Another commonly used process is partial additive or semi-additive plating. In this process a very thin flash layer of copper is electrolessly deposited over the entire surface and in the through holes. Then the surface is coated with a photoresist which is exposed and developed to provide a pattern that covers the flash layer except the desired wiring pattern. Then copper is electroplated onto the exposed portion of the strike layer, a protective metal may be electroplated over the copper, the photoresist is stripped away, and the exposed flash layer is etched away.
In electroless plating the surface of a substrate is seeded by a catalyst material and then submerged in an electroless plating bath in which copper is chemically plated over the catalyst without providing any external electrical potentials. Deposition by electroless plating requires far more time than electroplating; thus, electroless plating is commonly used only for a thin layer called a flash or strike layer to allow subsequent electroplating.

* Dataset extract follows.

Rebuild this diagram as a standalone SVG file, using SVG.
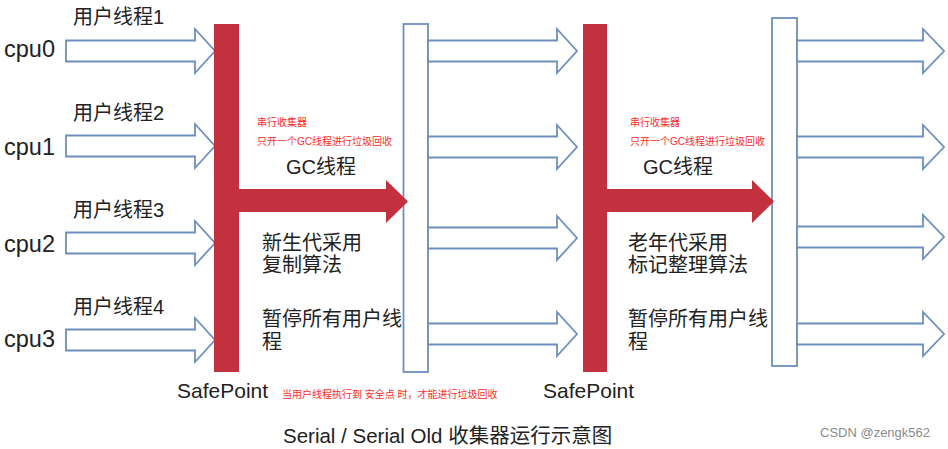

For providing very fine conductors, full additive electroless copper plating is preferred in order to provide finer conductors and eliminate the risk of tenting failure causing etching away of copper plated in very small photo vias. In one method the surface is seeded, then a photoresist pattern is formed over the surface, a wiring layer is electrolessly formed at openings in the photoresist pattern, the photoresist is stripped and the remaining catalyst is removed. Alternately, the photoresist is deposited and patterned, the seeding layer is deposited over the exposed surface of the substrate and photoresist and then the photoresist is stripped to remove the undesired copper.

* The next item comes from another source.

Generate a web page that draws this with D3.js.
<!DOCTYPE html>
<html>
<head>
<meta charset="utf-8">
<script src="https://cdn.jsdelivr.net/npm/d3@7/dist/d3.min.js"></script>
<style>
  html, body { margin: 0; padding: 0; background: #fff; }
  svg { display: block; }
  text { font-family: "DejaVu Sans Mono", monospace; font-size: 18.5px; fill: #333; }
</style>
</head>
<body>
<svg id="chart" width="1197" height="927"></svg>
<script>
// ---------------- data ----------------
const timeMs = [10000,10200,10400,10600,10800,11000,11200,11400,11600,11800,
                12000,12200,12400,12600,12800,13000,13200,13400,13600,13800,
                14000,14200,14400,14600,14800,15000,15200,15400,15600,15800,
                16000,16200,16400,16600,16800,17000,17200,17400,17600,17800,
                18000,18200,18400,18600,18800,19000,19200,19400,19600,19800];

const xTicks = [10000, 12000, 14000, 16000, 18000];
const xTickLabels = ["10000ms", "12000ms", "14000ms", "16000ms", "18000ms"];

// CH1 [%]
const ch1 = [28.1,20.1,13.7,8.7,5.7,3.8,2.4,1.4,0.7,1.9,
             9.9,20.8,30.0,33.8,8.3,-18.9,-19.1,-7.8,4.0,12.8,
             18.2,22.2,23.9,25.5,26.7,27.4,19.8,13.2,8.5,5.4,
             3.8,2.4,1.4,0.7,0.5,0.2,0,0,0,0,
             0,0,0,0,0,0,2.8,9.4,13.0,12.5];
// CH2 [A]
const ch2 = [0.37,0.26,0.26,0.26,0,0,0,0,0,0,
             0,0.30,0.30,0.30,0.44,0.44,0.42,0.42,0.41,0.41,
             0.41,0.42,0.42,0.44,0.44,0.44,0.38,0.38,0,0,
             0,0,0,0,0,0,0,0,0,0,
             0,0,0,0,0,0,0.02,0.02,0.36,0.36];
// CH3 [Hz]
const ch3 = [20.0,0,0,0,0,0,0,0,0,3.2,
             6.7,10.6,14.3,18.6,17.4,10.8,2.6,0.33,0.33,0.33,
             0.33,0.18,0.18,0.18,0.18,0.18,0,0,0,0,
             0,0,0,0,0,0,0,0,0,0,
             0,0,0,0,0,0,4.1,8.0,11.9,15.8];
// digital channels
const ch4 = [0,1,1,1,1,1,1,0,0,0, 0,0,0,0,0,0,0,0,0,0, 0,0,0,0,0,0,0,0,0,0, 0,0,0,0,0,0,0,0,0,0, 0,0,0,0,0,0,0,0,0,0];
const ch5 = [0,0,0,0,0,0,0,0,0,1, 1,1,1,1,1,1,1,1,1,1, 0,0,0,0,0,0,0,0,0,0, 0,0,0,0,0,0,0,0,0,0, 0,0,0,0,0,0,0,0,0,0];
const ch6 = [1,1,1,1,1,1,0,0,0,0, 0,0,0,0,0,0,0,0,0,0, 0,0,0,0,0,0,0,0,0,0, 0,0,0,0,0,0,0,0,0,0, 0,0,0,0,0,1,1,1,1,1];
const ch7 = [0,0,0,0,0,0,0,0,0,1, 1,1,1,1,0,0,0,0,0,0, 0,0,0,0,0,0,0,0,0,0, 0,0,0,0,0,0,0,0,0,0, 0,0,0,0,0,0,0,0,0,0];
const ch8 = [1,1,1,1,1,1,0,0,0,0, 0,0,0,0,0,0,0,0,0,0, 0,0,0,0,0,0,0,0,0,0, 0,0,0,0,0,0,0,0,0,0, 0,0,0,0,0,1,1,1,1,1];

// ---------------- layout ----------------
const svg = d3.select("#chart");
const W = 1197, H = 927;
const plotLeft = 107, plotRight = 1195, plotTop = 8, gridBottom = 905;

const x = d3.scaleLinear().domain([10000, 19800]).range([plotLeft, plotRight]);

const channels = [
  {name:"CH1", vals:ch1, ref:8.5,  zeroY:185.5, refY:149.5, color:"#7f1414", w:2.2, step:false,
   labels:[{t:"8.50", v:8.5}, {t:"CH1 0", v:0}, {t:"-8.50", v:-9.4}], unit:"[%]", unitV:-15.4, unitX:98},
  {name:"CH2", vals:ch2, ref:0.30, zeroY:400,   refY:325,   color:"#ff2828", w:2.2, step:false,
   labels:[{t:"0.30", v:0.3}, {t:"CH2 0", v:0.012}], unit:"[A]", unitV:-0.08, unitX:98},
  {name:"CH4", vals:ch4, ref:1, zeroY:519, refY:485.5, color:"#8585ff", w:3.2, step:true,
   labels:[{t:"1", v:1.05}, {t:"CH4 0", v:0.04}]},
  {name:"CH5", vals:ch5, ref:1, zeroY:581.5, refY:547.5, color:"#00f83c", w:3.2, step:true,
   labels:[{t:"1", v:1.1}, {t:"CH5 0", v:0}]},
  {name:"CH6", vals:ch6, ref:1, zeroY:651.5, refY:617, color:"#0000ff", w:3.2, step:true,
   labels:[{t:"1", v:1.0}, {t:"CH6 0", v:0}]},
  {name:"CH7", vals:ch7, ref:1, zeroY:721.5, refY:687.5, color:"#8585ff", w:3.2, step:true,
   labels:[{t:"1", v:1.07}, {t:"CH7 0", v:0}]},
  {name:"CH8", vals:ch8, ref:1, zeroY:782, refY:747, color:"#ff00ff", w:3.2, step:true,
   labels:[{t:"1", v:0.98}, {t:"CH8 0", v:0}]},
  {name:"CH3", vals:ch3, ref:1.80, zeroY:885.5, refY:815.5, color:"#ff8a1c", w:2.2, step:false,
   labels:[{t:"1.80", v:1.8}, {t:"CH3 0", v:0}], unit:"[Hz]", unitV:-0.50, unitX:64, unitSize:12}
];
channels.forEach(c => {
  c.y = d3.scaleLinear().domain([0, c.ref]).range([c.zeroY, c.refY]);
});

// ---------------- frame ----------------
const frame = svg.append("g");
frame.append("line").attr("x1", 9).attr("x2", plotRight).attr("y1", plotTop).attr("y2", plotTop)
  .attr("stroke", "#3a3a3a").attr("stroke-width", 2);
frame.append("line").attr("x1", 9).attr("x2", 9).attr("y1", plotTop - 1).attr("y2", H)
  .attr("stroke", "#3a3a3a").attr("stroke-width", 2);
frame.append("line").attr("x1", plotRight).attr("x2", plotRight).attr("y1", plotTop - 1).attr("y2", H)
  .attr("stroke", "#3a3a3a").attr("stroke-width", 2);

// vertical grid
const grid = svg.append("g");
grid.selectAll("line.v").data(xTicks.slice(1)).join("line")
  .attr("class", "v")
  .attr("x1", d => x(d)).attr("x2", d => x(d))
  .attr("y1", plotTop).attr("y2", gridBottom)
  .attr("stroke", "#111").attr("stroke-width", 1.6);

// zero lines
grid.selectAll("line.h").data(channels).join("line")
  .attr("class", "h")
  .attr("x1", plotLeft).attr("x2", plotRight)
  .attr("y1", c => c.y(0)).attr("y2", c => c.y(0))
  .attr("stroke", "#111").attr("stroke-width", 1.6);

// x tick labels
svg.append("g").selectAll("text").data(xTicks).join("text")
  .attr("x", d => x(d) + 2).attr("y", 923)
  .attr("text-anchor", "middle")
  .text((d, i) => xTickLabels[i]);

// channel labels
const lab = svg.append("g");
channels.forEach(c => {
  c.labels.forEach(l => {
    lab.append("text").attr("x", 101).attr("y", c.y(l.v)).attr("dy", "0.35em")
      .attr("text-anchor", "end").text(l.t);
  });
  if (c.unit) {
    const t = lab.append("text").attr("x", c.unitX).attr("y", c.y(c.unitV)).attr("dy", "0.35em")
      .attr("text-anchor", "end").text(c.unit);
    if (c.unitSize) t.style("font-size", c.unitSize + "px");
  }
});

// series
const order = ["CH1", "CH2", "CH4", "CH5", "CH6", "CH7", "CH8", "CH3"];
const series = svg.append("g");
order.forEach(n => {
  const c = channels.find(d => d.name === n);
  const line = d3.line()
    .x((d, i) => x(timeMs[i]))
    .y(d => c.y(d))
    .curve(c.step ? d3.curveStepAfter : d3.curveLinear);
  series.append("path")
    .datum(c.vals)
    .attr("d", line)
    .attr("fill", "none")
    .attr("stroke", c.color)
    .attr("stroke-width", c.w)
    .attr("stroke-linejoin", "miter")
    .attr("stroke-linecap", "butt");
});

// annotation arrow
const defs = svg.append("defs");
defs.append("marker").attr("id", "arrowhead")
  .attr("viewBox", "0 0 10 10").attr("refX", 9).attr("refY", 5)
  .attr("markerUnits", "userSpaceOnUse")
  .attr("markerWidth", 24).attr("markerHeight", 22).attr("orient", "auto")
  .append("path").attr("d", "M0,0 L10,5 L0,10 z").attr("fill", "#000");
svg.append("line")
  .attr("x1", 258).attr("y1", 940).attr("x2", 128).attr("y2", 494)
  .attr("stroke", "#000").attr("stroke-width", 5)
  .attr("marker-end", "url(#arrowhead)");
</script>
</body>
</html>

Those skilled in the art are directed to the following references. U.S. Pat. No. 4,908,087 to Murooka describes laminating to form a substrate structure. U.S. Pat. No. 3,163,588 to Shortt suggests stripable frisket, seeding and electroplating. U.S. Pat. No. 5,166,037 to Atkinson describes forming wiring layers on circuit board substrates with electroless plating. Printed Circuit Base by Marshall in IBM TDB Vol. 10, No. 5, October. 1967, describes a sensitizing material. U.S. Pat. No. 4,590,539 to Sanjana discloses epoxies, fillers, curing agents, and catalysts. U.S. Pat. Nos. 4,217,182 to Cross, 4,378,384 to Murakami, 4,495,216 to Soerensen, 4,528,245 to Jobbins, 4,631,117 to Minten, 4,639,380 to Amelio, 4,684,550 to Milius, 4,601,847 to Barber, 4,820,388 to Kurze, 4,716,059 to Kim, and 5,250,105 to Gomes suggests treatment with surfactant before electroless plating. Also, Japanese patent JP 02-22477 to Takita suggests treating with surfactant prior to electroless plating. In the prior art surfactant treatment was followed by applications of catalyst, acid, or rinsing prior to electroless plating. U.S. Pat. Nos. 4,448,804 to Amelio, 4,964,948 to Reed, and 5,348,574 to Tokas suggests methods and materials for seeding a substrate prior to electroless plating. U.S. Pat. Nos. 5,200,026 to Okabe and 5,266,446 to Chang suggest processes for forming thin film structures on substrates. U.S. Pat. Nos. 4,897,338 to Spicciati, 4,940,651 to Brown, 5,070,002 to Leech, 5,300,402 to Card, 5,427,895 to Magnuson, and 5,026,624 and 5,439,779 to Day discuss photoresists.
The proceeding citations are hereby incorporated in whole by reference.